August 22, 2009
I was talking to a longtime personal friend (30+ yrs) tonight. She asked if I am not conspicuous just by who I am, a clean, sober fifty something woman. She was surprised when I told her that I have met 4 just like me in this shelter alone. My generation was not raised to think of careers or retirement savings plans. Women worked to add little luxuries to the family budget, but first and foremost you were a wife and mother. Many women find themselves in this position, being divorced late or widowed young. Too young for CPP and often considered too old to be employable.
Coming into the labour force in midlife is very challenging. First is the matter of training, personally I love to learn, but not everyone shares my enthusiasm. Also there are considerations of health and stamina which didn't impact us in our youth.

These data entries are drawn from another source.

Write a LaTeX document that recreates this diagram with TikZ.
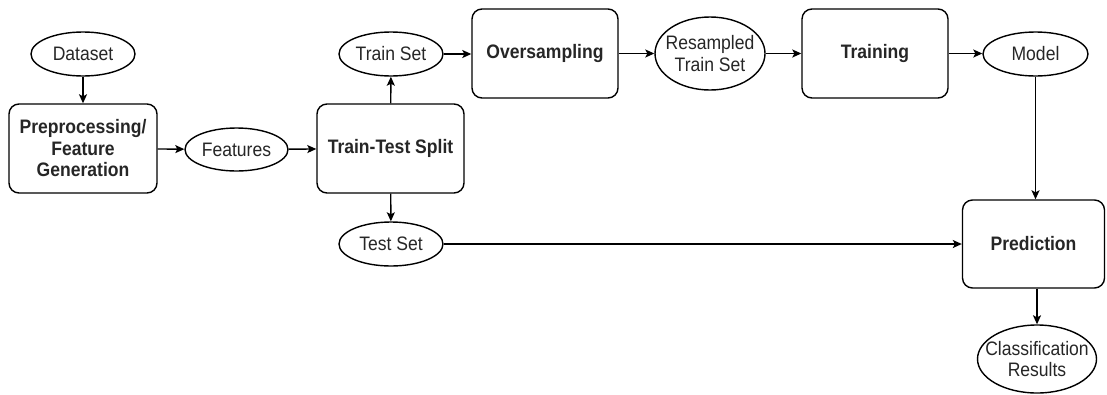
\documentclass[tikz,border=0pt]{standalone}
\usepackage{fontspec}
\setmainfont{Liberation Sans}[FakeStretch=0.9]
\usetikzlibrary{shapes.geometric,arrows.meta}
\begin{document}
\begin{tikzpicture}[x=1pt,y=-1pt,
  line width=1.4pt,
  txt/.style={font=\fontsize{19.5}{21.5}\selectfont, text=black!85},
  proc/.style={txt, draw, rounded corners=10pt, minimum width=147pt, minimum height=89pt,
    align=center, inner sep=0pt, font=\fontsize{19.5}{21.5}\selectfont\bfseries},
  data/.style={txt, draw, ellipse, minimum width=104pt, minimum height=44pt,
    inner xsep=-12pt, inner ysep=0pt, align=center},
  flow/.style={-{Stealth[length=9pt,width=8pt,inset=2pt]}}]
  \useasboundingbox (0,0) rectangle (1107,394);

  % pipeline stages
  \node[data] (dataset)  at (83,54)      {Dataset};
  \node[proc, minimum width=148pt] (prep) at (83,148.5) {Preprocessing/\\Feature\\Generation};
  \node[data, minimum width=103pt, minimum height=43pt] (feat) at (236.5,149.5) {Features};
  \node[proc] (split)    at (390.5,148.5) {Train-Test Split};
  \node[data] (trainset) at (391,54)     {Train Set};
  \node[data] (testset)  at (391,244)    {Test Set};
  \node[proc, minimum width=146pt] (over) at (545,53.5) {Oversampling};
  \node[data, minimum width=110pt, minimum height=73pt] (resamp) at (710,53.5) {Resampled\\Train Set};
  \node[proc, minimum width=146pt] (train) at (875,53.5) {Training};
  \node[data, minimum width=105pt] (model) at (1035.5,54) {Model};
  \node[proc, minimum width=142pt, minimum height=88pt] (pred) at (1033.5,244) {Prediction};
  \node[data, minimum width=119pt, minimum height=68pt] (results) at (1037,359) {Classification\\Results};

  % connectors
  \draw[flow] (dataset) -- (prep);
  \draw[flow] (prep) -- (feat);
  \draw[flow] (feat) -- (split);
  \draw[flow] (split) -- (trainset);
  \draw[flow] (split) -- (testset);
  \draw[flow] (trainset.east) -- (trainset.east -| over.west);
  \draw[flow] (over.east) -- (over.east -| resamp.west);
  \draw[flow] (resamp.east) -- (resamp.east -| train.west);
  \draw[flow] (train.east) -- (train.east -| model.west);
  \draw[flow] (model.south) -- (model.south |- pred.north);
  \draw[flow] (testset.east) -- (testset.east -| pred.west);
  \draw[flow] (pred.south -| results.north) -- (results.north);
\end{tikzpicture}
\end{document}
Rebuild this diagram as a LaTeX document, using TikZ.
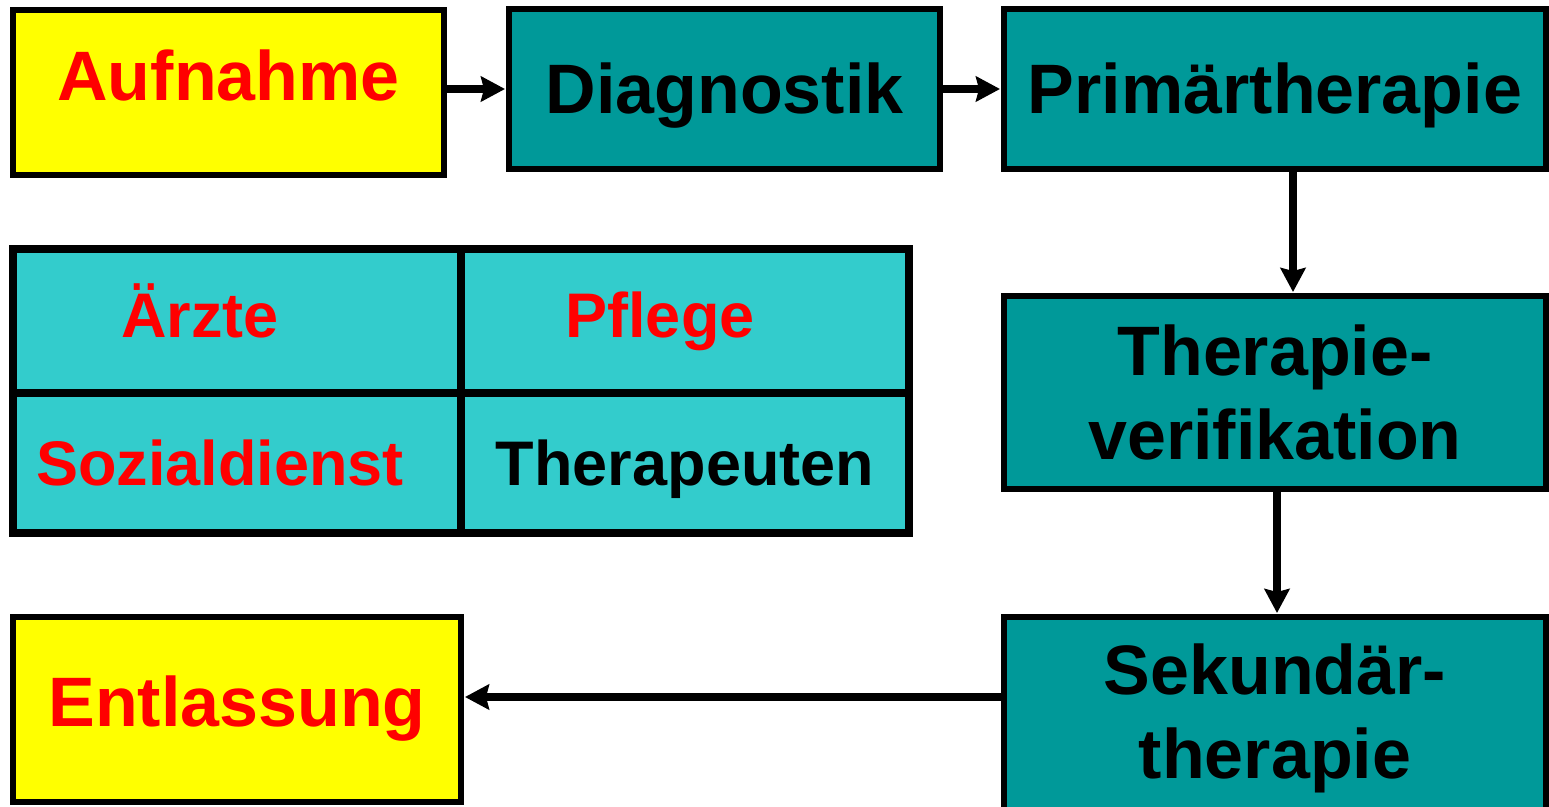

Many middle-aged women end up in retail or food services which generate an income around $1300 monthly take home for full-time. Unfortunately most of these jobs are kept to part-time hours which max out at just under $1000 per month, without benefits.
Being suddenly single carries with it a set of emotional, physical, psychological and even spiritual stresses. These make it hard to re-orient oneself and take the steps necessary to move forward into a new life. The natural state of depression that goes with a life loss can be exacerbated by the homeless environment. I have been fortunate to have raised caring, loving, supportive children. Some of these ladies have no children, or are estranged from their families. I'm sure for every middle-aged woman in a homeless shelter there are a hundred living with family (I lived with my oldest daughter) or friends. But fifty something is awfully young to have to give up your privacy and independence. Again we are looking at a segment of the population that falls into the category of working poor.